§ STATED GOAL:
Give every line back verbatim, dropping all images.

>> BEGIN GIVEN MATERIAL

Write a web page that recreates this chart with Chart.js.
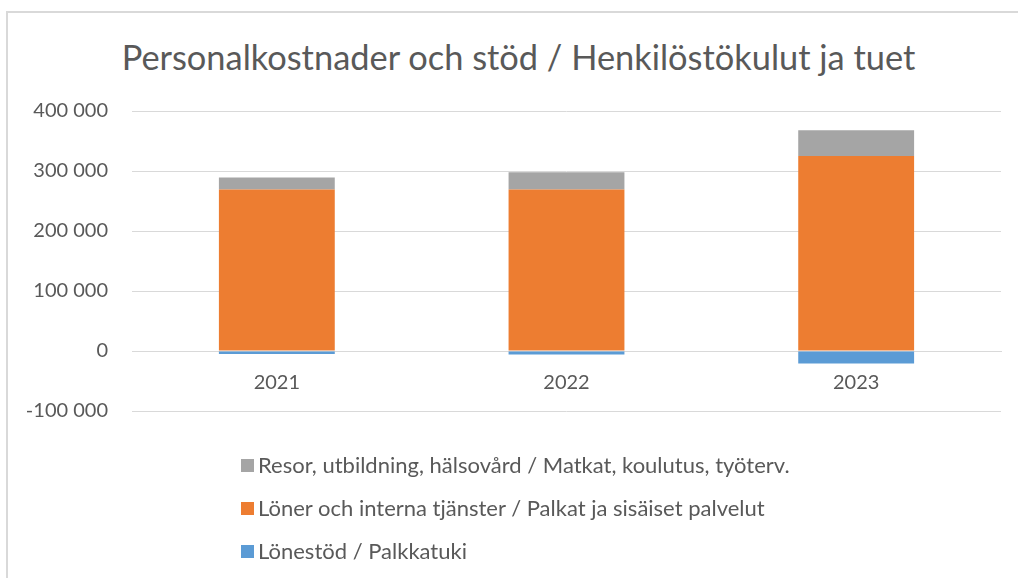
<!DOCTYPE html>
<html>
<head>
<meta charset="utf-8">
<script src="https://cdn.jsdelivr.net/npm/chart.js@4/dist/chart.umd.min.js"></script>
<style>
  body { margin: 0; background: #fff; overflow: hidden; font-family: Lato, "Open Sans", sans-serif; }
  #frame { position: absolute; left: 6px; top: 11px; width: 1100px; height: 700px; border: 2px solid #d9d9d9; }
  #wrap { position: absolute; left: 0; top: 0; width: 1018px; height: 578px; }
  #title { position: absolute; left: 7px; top: 37px; width: 1023px; text-align: center; color: #595959; font-size: 34.4px; line-height: 40px; white-space: nowrap; }
  #legend { position: absolute; left: 241px; top: 451px; color: #595959; font-size: 22px; line-height: 27px; }
  #legend div { height: 43px; display: flex; align-items: flex-start; }
  #legend span.box { display: inline-block; width: 13px; height: 13px; margin-right: 4px; margin-top: 8px; }
</style>
</head>
<body>
<div id="frame"></div>
<div id="title">Personalkostnader och stöd / Henkilöstökulut ja tuet</div>
<div id="wrap"><canvas id="myChart" width="1018" height="578"></canvas></div>
<div id="legend"></div>
<script>
const categories = ["2021", "2022", "2023"];

// stacked from bottom up
const lonestod = [-5000, -6000, -21000];
const loner = [269000, 269000, 325000];
const resor = [20000, 29000, 43000];

const yTicks = [-100000, 0, 100000, 200000, 300000, 400000];

const seriesNames = [
  "Lönestöd / Palkkatuki",
  "Löner och interna tjänster / Palkat ja sisäiset palvelut",
  "Resor, utbildning, hälsovård / Matkat, koulutus, työterv."
];
const seriesColors = ["#5b9bd5", "#ed7d31", "#a5a5a5"];

const textColor = "#595959";
const gridColor = "#d9d9d9";
const fontFamily = "Lato, 'Open Sans', sans-serif";

const formatNumber = (v) => {
  const s = Math.abs(v).toString().replace(/\B(?=(\d{3})+(?!\d))/g, " ");
  return (v < 0 ? "-" : "") + s;
};

const initChart = () => {
  const ctx = document.getElementById("myChart").getContext("2d");
  const values = [lonestod, loner, resor];

  const chart = new Chart(ctx, {
    type: "bar",
    data: {
      labels: categories,
      datasets: values.map((data, i) => ({
        label: seriesNames[i],
        data: data,
        backgroundColor: seriesColors[i],
        borderWidth: 0,
        categoryPercentage: 1,
        barPercentage: 0.4,
      })),
    },
    options: {
      responsive: false,
      animation: false,
      devicePixelRatio: 1,
      layout: { padding: { top: 111, bottom: 167, right: 17, left: 0 } },
      plugins: {
        legend: { display: false },
        tooltip: { enabled: false },
        title: { display: false },
      },
      scales: {
        x: {
          stacked: true,
          position: { y: 0 },
          z: 1,
          grid: { display: false, drawTicks: false },
          border: { display: true, color: gridColor, width: 1 },
          ticks: {
            color: textColor,
            padding: 20,
            font: { family: fontFamily, size: 20 },
          },
        },
        y: {
          stacked: true,
          min: -100000,
          max: 400000,
          afterBuildTicks: (scale) => {
            scale.ticks = yTicks.map((v) => ({ value: v }));
          },
          afterFit: (scale) => {
            scale.width = 132;
          },
          grid: { color: gridColor, drawTicks: false },
          border: { display: false },
          ticks: {
            color: textColor,
            padding: 24,
            font: { family: fontFamily, size: 20 },
            callback: (v) => formatNumber(v),
          },
        },
      },
    },
  });

  // vertical legend, top series first
  const legend = document.getElementById("legend");
  chart.data.datasets.slice().reverse().forEach((ds) => {
    const row = document.createElement("div");
    const box = document.createElement("span");
    box.className = "box";
    box.style.background = ds.backgroundColor;
    row.appendChild(box);
    row.appendChild(document.createTextNode(ds.label));
    legend.appendChild(row);
  });
};

document.addEventListener("DOMContentLoaded", initChart);
</script>
</body>
</html>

>> END GIVEN MATERIAL

§ WRITTEN ANSWER:
Write a web page that recreates this chart with Chart.js.
<!DOCTYPE html>
<html>
<head>
<meta charset="utf-8">
<script src="https://cdn.jsdelivr.net/npm/chart.js@4/dist/chart.umd.min.js"></script>
<style>
  body { margin: 0; background: #fff; overflow: hidden; font-family: Lato, "Open Sans", sans-serif; }
  #frame { position: absolute; left: 6px; top: 11px; width: 1100px; height: 700px; border: 2px solid #d9d9d9; }
  #wrap { position: absolute; left: 0; top: 0; width: 1018px; height: 578px; }
  #title { position: absolute; left: 7px; top: 37px; width: 1023px; text-align: center; color: #595959; font-size: 34.4px; line-height: 40px; white-space: nowrap; }
  #legend { position: absolute; left: 241px; top: 451px; color: #595959; font-size: 22px; line-height: 27px; }
  #legend div { height: 43px; display: flex; align-items: flex-start; }
  #legend span.box { display: inline-block; width: 13px; height: 13px; margin-right: 4px; margin-top: 8px; }
</style>
</head>
<body>
<div id="frame"></div>
<div id="title">Personalkostnader och stöd / Henkilöstökulut ja tuet</div>
<div id="wrap"><canvas id="myChart" width="1018" height="578"></canvas></div>
<div id="legend"></div>
<script>
const categories = ["2021", "2022", "2023"];

// stacked from bottom up
const lonestod = [-5000, -6000, -21000];
const loner = [269000, 269000, 325000];
const resor = [20000, 29000, 43000];

const yTicks = [-100000, 0, 100000, 200000, 300000, 400000];

const seriesNames = [
  "Lönestöd / Palkkatuki",
  "Löner och interna tjänster / Palkat ja sisäiset palvelut",
  "Resor, utbildning, hälsovård / Matkat, koulutus, työterv."
];
const seriesColors = ["#5b9bd5", "#ed7d31", "#a5a5a5"];

const textColor = "#595959";
const gridColor = "#d9d9d9";
const fontFamily = "Lato, 'Open Sans', sans-serif";

const formatNumber = (v) => {
  const s = Math.abs(v).toString().replace(/\B(?=(\d{3})+(?!\d))/g, " ");
  return (v < 0 ? "-" : "") + s;
};

const initChart = () => {
  const ctx = document.getElementById("myChart").getContext("2d");
  const values = [lonestod, loner, resor];

  const chart = new Chart(ctx, {
    type: "bar",
    data: {
      labels: categories,
      datasets: values.map((data, i) => ({
        label: seriesNames[i],
        data: data,
        backgroundColor: seriesColors[i],
        borderWidth: 0,
        categoryPercentage: 1,
        barPercentage: 0.4,
      })),
    },
    options: {
      responsive: false,
      animation: false,
      devicePixelRatio: 1,
      layout: { padding: { top: 111, bottom: 167, right: 17, left: 0 } },
      plugins: {
        legend: { display: false },
        tooltip: { enabled: false },
        title: { display: false },
      },
      scales: {
        x: {
          stacked: true,
          position: { y: 0 },
          z: 1,
          grid: { display: false, drawTicks: false },
          border: { display: true, color: gridColor, width: 1 },
          ticks: {
            color: textColor,
            padding: 20,
            font: { family: fontFamily, size: 20 },
          },
        },
        y: {
          stacked: true,
          min: -100000,
          max: 400000,
          afterBuildTicks: (scale) => {
            scale.ticks = yTicks.map((v) => ({ value: v }));
          },
          afterFit: (scale) => {
            scale.width = 132;
          },
          grid: { color: gridColor, drawTicks: false },
          border: { display: false },
          ticks: {
            color: textColor,
            padding: 24,
            font: { family: fontFamily, size: 20 },
            callback: (v) => formatNumber(v),
          },
        },
      },
    },
  });

  // vertical legend, top series first
  const legend = document.getElementById("legend");
  chart.data.datasets.slice().reverse().forEach((ds) => {
    const row = document.createElement("div");
    const box = document.createElement("span");
    box.className = "box";
    box.style.background = ds.backgroundColor;
    row.appendChild(box);
    row.appendChild(document.createTextNode(ds.label));
    legend.appendChild(row);
  });
};

document.addEventListener("DOMContentLoaded", initChart);
</script>
</body>
</html>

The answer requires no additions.